Throughout the past two hundred years the Orthodox Church in the Western Hemisphere has been developing as a valuable presence and distinctive witness. For example, in the United States, Orthodoxy has been recognized as one of the four major faiths. She has more than five million members, who are grouped into more than a dozen ecclesiastical jurisdictions. The Greek Orthodox Archdiocese, which is the largest, has about 500 parishes and operates church schools, parochial schools, an orphanage, a college, and a graduate theological school. Many believe that Orthodoxy in America has the potential for true renewal, creative development, and missionary activity which can contribute greatly to American life.
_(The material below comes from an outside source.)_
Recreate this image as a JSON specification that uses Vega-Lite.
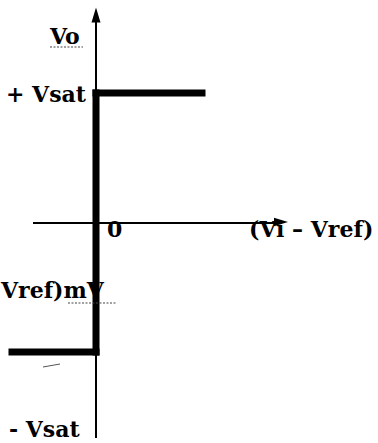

From the beginning of this century, the Orthodox Church has been committed to the Ecumenical Movement. This quest for Christian unity is the boldest attack on division since the early centuries of the Church. The Patriarchate of Constantinople not only inspired the movement for unity with an encyclical in 1920, but also was one of the co-founders of the World Council of Churches in 1948. The cause of Christian unity was a special concern of the late and beloved Patriarch Athenagoras. He labored greatly to promote a renewed sense of collegiality among the various Orthodox Churches, as well as to inaugurate a true dialogue with the Roman Catholic Church. In the year 1968, the Patriarch looked toward the future and declared: May the Lord of mercy send as soon as possible to our holy Eastern and Western Churches the grace of celebrating the Divine Eucharist anew and of communicating again together... The common chalice stands out luminously on the horizon of the Church.